Begin PROVIDED DATA
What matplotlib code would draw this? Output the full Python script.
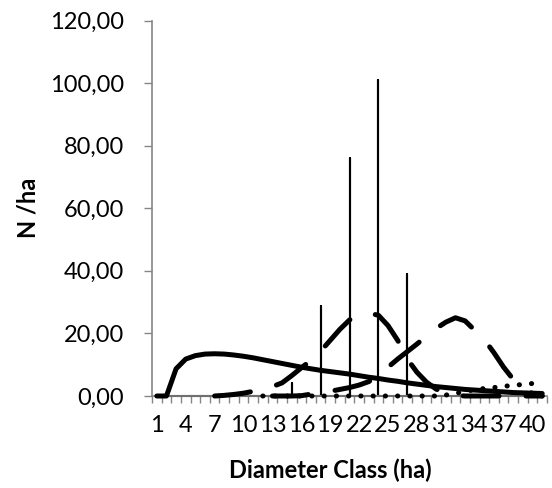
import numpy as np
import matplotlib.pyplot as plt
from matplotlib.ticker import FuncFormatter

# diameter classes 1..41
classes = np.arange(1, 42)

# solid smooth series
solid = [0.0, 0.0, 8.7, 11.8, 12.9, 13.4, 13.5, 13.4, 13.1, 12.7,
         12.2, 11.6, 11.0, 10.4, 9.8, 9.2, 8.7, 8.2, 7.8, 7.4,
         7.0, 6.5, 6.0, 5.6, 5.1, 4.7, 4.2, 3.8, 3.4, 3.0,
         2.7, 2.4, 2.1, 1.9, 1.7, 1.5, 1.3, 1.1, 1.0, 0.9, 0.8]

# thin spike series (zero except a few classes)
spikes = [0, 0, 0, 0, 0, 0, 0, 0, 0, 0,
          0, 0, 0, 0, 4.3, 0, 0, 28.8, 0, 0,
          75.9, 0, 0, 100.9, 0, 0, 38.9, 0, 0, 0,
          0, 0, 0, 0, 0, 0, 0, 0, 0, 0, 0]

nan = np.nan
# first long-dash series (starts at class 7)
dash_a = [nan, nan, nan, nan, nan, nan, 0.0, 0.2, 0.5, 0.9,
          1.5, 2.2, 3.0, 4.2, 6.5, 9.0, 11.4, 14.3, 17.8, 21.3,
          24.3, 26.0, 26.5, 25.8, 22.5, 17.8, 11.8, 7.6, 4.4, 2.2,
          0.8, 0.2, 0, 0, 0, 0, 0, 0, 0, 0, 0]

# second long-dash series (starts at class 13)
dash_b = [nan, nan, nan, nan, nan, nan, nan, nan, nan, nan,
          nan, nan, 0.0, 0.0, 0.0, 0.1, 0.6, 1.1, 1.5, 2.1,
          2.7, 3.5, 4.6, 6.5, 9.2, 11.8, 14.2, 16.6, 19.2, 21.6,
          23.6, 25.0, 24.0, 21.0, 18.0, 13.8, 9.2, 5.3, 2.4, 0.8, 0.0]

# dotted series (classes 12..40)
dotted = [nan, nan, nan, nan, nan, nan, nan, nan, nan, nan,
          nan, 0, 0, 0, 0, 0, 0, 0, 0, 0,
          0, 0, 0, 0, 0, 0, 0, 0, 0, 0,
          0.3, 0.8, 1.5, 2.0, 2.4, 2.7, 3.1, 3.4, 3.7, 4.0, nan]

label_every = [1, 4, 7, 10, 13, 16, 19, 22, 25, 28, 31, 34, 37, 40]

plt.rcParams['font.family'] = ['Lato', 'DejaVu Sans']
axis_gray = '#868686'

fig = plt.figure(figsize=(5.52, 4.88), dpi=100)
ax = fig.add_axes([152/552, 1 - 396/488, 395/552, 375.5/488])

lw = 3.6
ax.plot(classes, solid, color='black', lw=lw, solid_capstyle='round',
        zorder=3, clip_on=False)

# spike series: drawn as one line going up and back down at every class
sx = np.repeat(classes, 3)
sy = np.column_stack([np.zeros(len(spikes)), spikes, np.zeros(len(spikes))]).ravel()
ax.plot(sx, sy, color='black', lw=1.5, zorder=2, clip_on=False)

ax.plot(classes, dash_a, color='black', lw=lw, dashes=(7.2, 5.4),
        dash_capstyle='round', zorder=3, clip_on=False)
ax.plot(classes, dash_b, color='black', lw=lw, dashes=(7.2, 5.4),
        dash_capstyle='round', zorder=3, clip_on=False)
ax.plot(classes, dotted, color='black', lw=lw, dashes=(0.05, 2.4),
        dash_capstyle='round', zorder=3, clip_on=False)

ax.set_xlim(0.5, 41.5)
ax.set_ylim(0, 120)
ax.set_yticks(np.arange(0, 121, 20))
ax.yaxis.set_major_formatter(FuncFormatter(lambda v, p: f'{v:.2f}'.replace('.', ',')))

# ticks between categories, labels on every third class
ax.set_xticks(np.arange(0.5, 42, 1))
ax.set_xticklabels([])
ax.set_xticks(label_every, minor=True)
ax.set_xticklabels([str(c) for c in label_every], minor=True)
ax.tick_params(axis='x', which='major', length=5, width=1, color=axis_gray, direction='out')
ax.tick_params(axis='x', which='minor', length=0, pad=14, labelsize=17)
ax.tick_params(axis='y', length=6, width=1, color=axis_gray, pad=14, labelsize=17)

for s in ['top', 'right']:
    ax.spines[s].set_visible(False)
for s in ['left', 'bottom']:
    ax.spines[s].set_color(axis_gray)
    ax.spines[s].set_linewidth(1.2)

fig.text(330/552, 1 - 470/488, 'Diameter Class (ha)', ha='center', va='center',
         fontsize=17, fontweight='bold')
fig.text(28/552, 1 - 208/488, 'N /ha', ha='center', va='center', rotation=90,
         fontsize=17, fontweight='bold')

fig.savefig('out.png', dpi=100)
End PROVIDED DATA
**WRITTEN EXERCISE:** Write out again, exactly, the lines from the start of the listing up to the line containing "classes = np.arange(1, 42)", with both ends and without pictures.

**RESPONSE TO THE TASK:**
What matplotlib code would draw this? Output the full Python script.
import numpy as np
import matplotlib.pyplot as plt
from matplotlib.ticker import FuncFormatter

# diameter classes 1..41
classes = np.arange(1, 42)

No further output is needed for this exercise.